Almost a year ago our dog Coco took her last car ride with me. It was brutal and heartbreaking and time to do the right thing and I thought I would never get over it. I never got over her. I can’t say that I ever really will because she was loved and she was real and she was ours.
A guilty horrible part of me felt unburdened after she died. There were entire nights where I slept through the night – not jarred awake by a sound I quickly ran to assess. Then the sadness came sharp and instantly – I had slept, and soundly. How dare I?
Not long after, we adopted again. Our boy, called Apollo then, was a one year old German Shepard that the owners had not neutered. He had been on hold for a gentleman, until the man brought his own Shepard for the meet and greet and “Apollo” ran circles around him, resulting in the older dog wearing out and hurting his leg. The dog limped out of the “interview” and the man never returned. Lucky for us.
We brought him home days later, where he ran a track around the yard maniacally and I wondered if we were equipped to handle such a handful. It turns out that even if we weren’t then, he would teach us and we would grow into a family together. It has been a year now since we brought him home and he loves to run just as much – though I know now to put a vest on him or at the very least, a leash and take him out until he is tired.

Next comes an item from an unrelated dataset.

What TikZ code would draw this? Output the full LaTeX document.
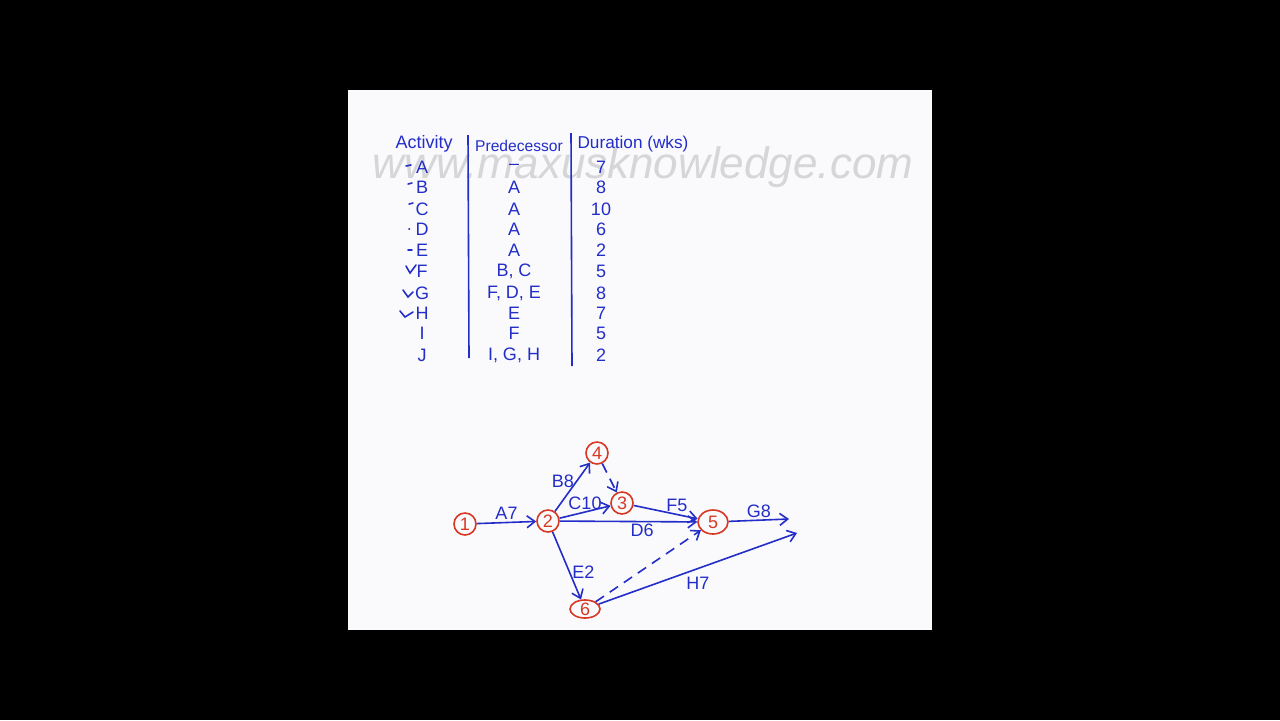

Receo, as he is called now, completed us in ways that I hope he knows – and I believe dogs do, but also in a way that I wanted to share, because I thought after losing Coco that I could never try again. We have had a few friends who recently lost pets (can’t there be a better alternative, like pets staying healthy and alive forever, please?) and I know the decision is a tough one about what time is the right time to think about loving another one. I think that just as in life there will never be a “perfect” time, but I am so grateful that we stumbled upon him when we did. Yes, I do hear whines in the middle of too dark mornings and I know exactly what they mean – they are the gentle nudge in the direction of a new day and another chance to live in the moment.